STATED EXERCISE —
Leave out any pictures and transcribe all other data below exactly.

DATA SHOWN —

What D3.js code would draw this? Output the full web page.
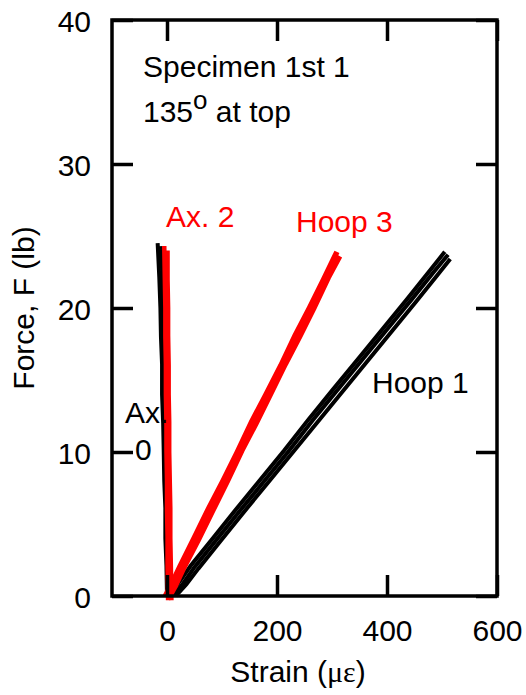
<!DOCTYPE html>
<html>
<head>
<meta charset="utf-8">
<script src="https://cdn.jsdelivr.net/npm/d3@7"></script>
<style>
  body { margin: 0; background: #fff; }
  text { font-family: "Liberation Sans", Arial, sans-serif; }
</style>
</head>
<body>
<div id="app"></div>
<script>
// Data: [strain (µε), force (lb)]
const ax0Left  = [[0,0],[-1,2.1],[-3,4],[-3,6.1],[-5,8],[-6,10.1],[-7,12],[-9,14],[-9,16.1],[-11,18],[-12,20],[-14,22.1],[-17,24.5]]
const ax0Right = [[6,0],[5,2],[3,4.1],[2,6],[1,8.1],[-1,10],[-2,12.1],[-3,14],[-4,16],[-6,18.1],[-7,20],[-8,22],[-11,24.3]]

const ax2Left  = [[2,-0.3],[1,2],[1,4.1],[0,6],[0,8],[-1,10.1],[-1,12],[-2,14],[-2,16.1],[-3,18],[-3,20],[-4,22.1],[-5,24.3]]
const ax2Right = [[8,-0.3],[7,2.1],[6,4],[6,6.1],[5,8],[4,10],[4,12.1],[3,14],[3,16],[2,18.1],[2,20],[1,22],[1,24]]

const hoop1A = [[2,0],[21,0.9],[43,2.1],[83,4.0],[123,5.9],[168,8.0],[213,10.1],[258,12.3],[303,14.4],[348,16.5],[393,18.6],[438,20.7],[478,22.6],[505,23.9]]
const hoop1B = [[9,0],[28,0.8],[50,2.0],[90,3.9],[130,5.8],[175,7.9],[220,10.0],[265,12.2],[310,14.3],[355,16.4],[400,18.5],[445,20.6],[485,22.5],[511,23.7]]
const hoop1C = [[16,0],[35,0.8],[57,1.9],[97,3.8],[137,5.7],[182,7.8],[227,9.9],[272,12.0],[317,14.1],[362,16.2],[407,18.3],[452,20.4],[490,22.2],[515,23.4]]

const hoop3A = [[-3,0],[8,0.8],[23,2],[49,4],[76,6.1],[102,8],[128,10],[154,12.1],[180,14],[207,16],[233,18.1],[259,20],[285,22],[309,23.9]]
const hoop3B = [[5,0],[15,0.7],[31,2],[57,3.9],[84,6],[110,8],[136,10.1],[162,12],[188,14],[215,16.1],[241,18],[267,20],[293,22.1],[314,23.6]]

const xTicks = [0, 200, 400, 600]
const yTicks = [0, 10, 20, 30, 40]

//#region dimensions
let dimensions = {
  width: 526,
  height: 695,
  margin: { top: 20, right: 29, bottom: 99, left: 112 },
}
dimensions.boundedWidth = dimensions.width - dimensions.margin.left - dimensions.margin.right
dimensions.boundedHeight = dimensions.height - dimensions.margin.top - dimensions.margin.bottom
//#endregion

//#region canvas
const svg = d3.select('#app')
  .append('svg')
    .attr('width', dimensions.width)
    .attr('height', dimensions.height)

const bounds = svg.append('g')
    .attr('transform', `translate(${dimensions.margin.left},${dimensions.margin.top})`)
//#endregion

//#region scales
const xScale = d3.scaleLinear()
  .domain([-100, 600])
  .range([0, dimensions.boundedWidth])

const yScale = d3.scaleLinear()
  .domain([0, 40])
  .range([dimensions.boundedHeight, 0])
//#endregion

//#region annotations (under the curves)
const fontSize = 30
svg.append('text')
    .attr('x', 125).attr('y', 423)
    .style('font-size', fontSize + 'px')
    .text('Ax.')
svg.append('text')
    .attr('x', 135).attr('y', 460)
    .style('font-size', fontSize + 'px')
    .text('0')
//#endregion

//#region curves
const line = d3.line()
  .x(d => xScale(d[0]))
  .y(d => yScale(d[1]))

const curves = [
  { data: ax0Left, color: 'black', w: 4 },
  { data: ax0Right, color: 'black', w: 4 },
  { data: hoop1A, color: 'black', w: 4 },
  { data: hoop1B, color: 'black', w: 4 },
  { data: hoop1C, color: 'black', w: 4 },
  { data: ax2Left, color: 'red', w: 4.5 },
  { data: ax2Right, color: 'red', w: 4.5 },
  { data: hoop3A, color: 'red', w: 5.5 },
  { data: hoop3B, color: 'red', w: 5.5 },
]

bounds.append('g')
  .selectAll('path')
  .data(curves)
  .join('path')
    .attr('d', d => line(d.data))
    .attr('fill', 'none')
    .attr('stroke', d => d.color)
    .attr('stroke-width', d => d.w)
    .attr('stroke-linejoin', 'miter')
//#endregion

//#region axes
const styleAxis = g => {
  g.select('.domain').remove()
  g.selectAll('.tick line').attr('stroke', 'black').attr('stroke-width', 3.5)
  g.selectAll('.tick text')
    .attr('fill', 'black')
    .style('font-size', fontSize + 'px')
    .style('font-family', '"Liberation Sans", Arial, sans-serif')
}

bounds.append('g')
    .attr('transform', `translate(0,${dimensions.boundedHeight})`)
    .call(d3.axisBottom(xScale).tickValues(xTicks).tickSize(-21).tickPadding(24))
    .call(styleAxis)

bounds.append('g')
    .call(d3.axisTop(xScale).tickValues(xTicks).tickSize(-21).tickFormat(''))
    .call(styleAxis)

bounds.append('g')
    .call(d3.axisLeft(yScale).tickValues(yTicks).tickSize(-21).tickPadding(21))
    .call(styleAxis)
    .selectAll('.tick text').attr('dy', '0.38em')

bounds.append('g')
    .attr('transform', `translate(${dimensions.boundedWidth},0)`)
    .call(d3.axisRight(yScale).tickValues(yTicks).tickSize(-21).tickFormat(''))
    .call(styleAxis)

bounds.append('rect')
    .attr('width', dimensions.boundedWidth)
    .attr('height', dimensions.boundedHeight)
    .attr('fill', 'none')
    .attr('stroke', 'black')
    .attr('stroke-width', 3.5)

const xLabel = svg.append('text')
    .attr('x', 298)
    .attr('y', 682)
    .attr('text-anchor', 'middle')
    .style('font-size', fontSize + 'px')
xLabel.append('tspan').text('Strain (')
xLabel.append('tspan').style('font-family', '"Liberation Serif", serif').text('με')
xLabel.append('tspan').text(')')

svg.append('text')
    .attr('transform', 'translate(34,308) rotate(-90)')
    .attr('text-anchor', 'middle')
    .style('font-size', fontSize + 'px')
    .text('Force, F (lb)')
//#endregion

//#region labels
svg.append('text')
    .attr('x', 143).attr('y', 77)
    .style('font-size', fontSize + 'px')
    .text('Specimen 1st 1')

const angle = svg.append('text')
    .attr('x', 143).attr('y', 122)
    .style('font-size', fontSize + 'px')
angle.append('tspan').text('135')
angle.append('tspan').attr('dy', -13).style('font-size', '26px').text('o')
angle.append('tspan').attr('dy', 13).text(' at top')

svg.append('text')
    .attr('x', 166).attr('y', 227)
    .attr('fill', 'red')
    .style('font-size', fontSize + 'px')
    .text('Ax. 2')

svg.append('text')
    .attr('x', 296).attr('y', 232)
    .attr('fill', 'red')
    .style('font-size', fontSize + 'px')
    .text('Hoop 3')

svg.append('text')
    .attr('x', 372).attr('y', 393)
    .style('font-size', fontSize + 'px')
    .text('Hoop 1')
//#endregion
</script>
</body>
</html>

COMPLETE ANSWER —
What D3.js code would draw this? Output the full web page.
<!DOCTYPE html>
<html>
<head>
<meta charset="utf-8">
<script src="https://cdn.jsdelivr.net/npm/d3@7"></script>
<style>
  body { margin: 0; background: #fff; }
  text { font-family: "Liberation Sans", Arial, sans-serif; }
</style>
</head>
<body>
<div id="app"></div>
<script>
// Data: [strain (µε), force (lb)]
const ax0Left  = [[0,0],[-1,2.1],[-3,4],[-3,6.1],[-5,8],[-6,10.1],[-7,12],[-9,14],[-9,16.1],[-11,18],[-12,20],[-14,22.1],[-17,24.5]]
const ax0Right = [[6,0],[5,2],[3,4.1],[2,6],[1,8.1],[-1,10],[-2,12.1],[-3,14],[-4,16],[-6,18.1],[-7,20],[-8,22],[-11,24.3]]

const ax2Left  = [[2,-0.3],[1,2],[1,4.1],[0,6],[0,8],[-1,10.1],[-1,12],[-2,14],[-2,16.1],[-3,18],[-3,20],[-4,22.1],[-5,24.3]]
const ax2Right = [[8,-0.3],[7,2.1],[6,4],[6,6.1],[5,8],[4,10],[4,12.1],[3,14],[3,16],[2,18.1],[2,20],[1,22],[1,24]]

const hoop1A = [[2,0],[21,0.9],[43,2.1],[83,4.0],[123,5.9],[168,8.0],[213,10.1],[258,12.3],[303,14.4],[348,16.5],[393,18.6],[438,20.7],[478,22.6],[505,23.9]]
const hoop1B = [[9,0],[28,0.8],[50,2.0],[90,3.9],[130,5.8],[175,7.9],[220,10.0],[265,12.2],[310,14.3],[355,16.4],[400,18.5],[445,20.6],[485,22.5],[511,23.7]]
const hoop1C = [[16,0],[35,0.8],[57,1.9],[97,3.8],[137,5.7],[182,7.8],[227,9.9],[272,12.0],[317,14.1],[362,16.2],[407,18.3],[452,20.4],[490,22.2],[515,23.4]]

const hoop3A = [[-3,0],[8,0.8],[23,2],[49,4],[76,6.1],[102,8],[128,10],[154,12.1],[180,14],[207,16],[233,18.1],[259,20],[285,22],[309,23.9]]
const hoop3B = [[5,0],[15,0.7],[31,2],[57,3.9],[84,6],[110,8],[136,10.1],[162,12],[188,14],[215,16.1],[241,18],[267,20],[293,22.1],[314,23.6]]

const xTicks = [0, 200, 400, 600]
const yTicks = [0, 10, 20, 30, 40]

//#region dimensions
let dimensions = {
  width: 526,
  height: 695,
  margin: { top: 20, right: 29, bottom: 99, left: 112 },
}
dimensions.boundedWidth = dimensions.width - dimensions.margin.left - dimensions.margin.right
dimensions.boundedHeight = dimensions.height - dimensions.margin.top - dimensions.margin.bottom
//#endregion

//#region canvas
const svg = d3.select('#app')
  .append('svg')
    .attr('width', dimensions.width)
    .attr('height', dimensions.height)

const bounds = svg.append('g')
    .attr('transform', `translate(${dimensions.margin.left},${dimensions.margin.top})`)
//#endregion

//#region scales
const xScale = d3.scaleLinear()
  .domain([-100, 600])
  .range([0, dimensions.boundedWidth])

const yScale = d3.scaleLinear()
  .domain([0, 40])
  .range([dimensions.boundedHeight, 0])
//#endregion

//#region annotations (under the curves)
const fontSize = 30
svg.append('text')
    .attr('x', 125).attr('y', 423)
    .style('font-size', fontSize + 'px')
    .text('Ax.')
svg.append('text')
    .attr('x', 135).attr('y', 460)
    .style('font-size', fontSize + 'px')
    .text('0')
//#endregion

//#region curves
const line = d3.line()
  .x(d => xScale(d[0]))
  .y(d => yScale(d[1]))

const curves = [
  { data: ax0Left, color: 'black', w: 4 },
  { data: ax0Right, color: 'black', w: 4 },
  { data: hoop1A, color: 'black', w: 4 },
  { data: hoop1B, color: 'black', w: 4 },
  { data: hoop1C, color: 'black', w: 4 },
  { data: ax2Left, color: 'red', w: 4.5 },
  { data: ax2Right, color: 'red', w: 4.5 },
  { data: hoop3A, color: 'red', w: 5.5 },
  { data: hoop3B, color: 'red', w: 5.5 },
]

bounds.append('g')
  .selectAll('path')
  .data(curves)
  .join('path')
    .attr('d', d => line(d.data))
    .attr('fill', 'none')
    .attr('stroke', d => d.color)
    .attr('stroke-width', d => d.w)
    .attr('stroke-linejoin', 'miter')
//#endregion

//#region axes
const styleAxis = g => {
  g.select('.domain').remove()
  g.selectAll('.tick line').attr('stroke', 'black').attr('stroke-width', 3.5)
  g.selectAll('.tick text')
    .attr('fill', 'black')
    .style('font-size', fontSize + 'px')
    .style('font-family', '"Liberation Sans", Arial, sans-serif')
}

bounds.append('g')
    .attr('transform', `translate(0,${dimensions.boundedHeight})`)
    .call(d3.axisBottom(xScale).tickValues(xTicks).tickSize(-21).tickPadding(24))
    .call(styleAxis)

bounds.append('g')
    .call(d3.axisTop(xScale).tickValues(xTicks).tickSize(-21).tickFormat(''))
    .call(styleAxis)

bounds.append('g')
    .call(d3.axisLeft(yScale).tickValues(yTicks).tickSize(-21).tickPadding(21))
    .call(styleAxis)
    .selectAll('.tick text').attr('dy', '0.38em')

bounds.append('g')
    .attr('transform', `translate(${dimensions.boundedWidth},0)`)
    .call(d3.axisRight(yScale).tickValues(yTicks).tickSize(-21).tickFormat(''))
    .call(styleAxis)

bounds.append('rect')
    .attr('width', dimensions.boundedWidth)
    .attr('height', dimensions.boundedHeight)
    .attr('fill', 'none')
    .attr('stroke', 'black')
    .attr('stroke-width', 3.5)

const xLabel = svg.append('text')
    .attr('x', 298)
    .attr('y', 682)
    .attr('text-anchor', 'middle')
    .style('font-size', fontSize + 'px')
xLabel.append('tspan').text('Strain (')
xLabel.append('tspan').style('font-family', '"Liberation Serif", serif').text('με')
xLabel.append('tspan').text(')')

svg.append('text')
    .attr('transform', 'translate(34,308) rotate(-90)')
    .attr('text-anchor', 'middle')
    .style('font-size', fontSize + 'px')
    .text('Force, F (lb)')
//#endregion

//#region labels
svg.append('text')
    .attr('x', 143).attr('y', 77)
    .style('font-size', fontSize + 'px')
    .text('Specimen 1st 1')

const angle = svg.append('text')
    .attr('x', 143).attr('y', 122)
    .style('font-size', fontSize + 'px')
angle.append('tspan').text('135')
angle.append('tspan').attr('dy', -13).style('font-size', '26px').text('o')
angle.append('tspan').attr('dy', 13).text(' at top')

svg.append('text')
    .attr('x', 166).attr('y', 227)
    .attr('fill', 'red')
    .style('font-size', fontSize + 'px')
    .text('Ax. 2')

svg.append('text')
    .attr('x', 296).attr('y', 232)
    .attr('fill', 'red')
    .style('font-size', fontSize + 'px')
    .text('Hoop 3')

svg.append('text')
    .attr('x', 372).attr('y', 393)
    .style('font-size', fontSize + 'px')
    .text('Hoop 1')
//#endregion
</script>
</body>
</html>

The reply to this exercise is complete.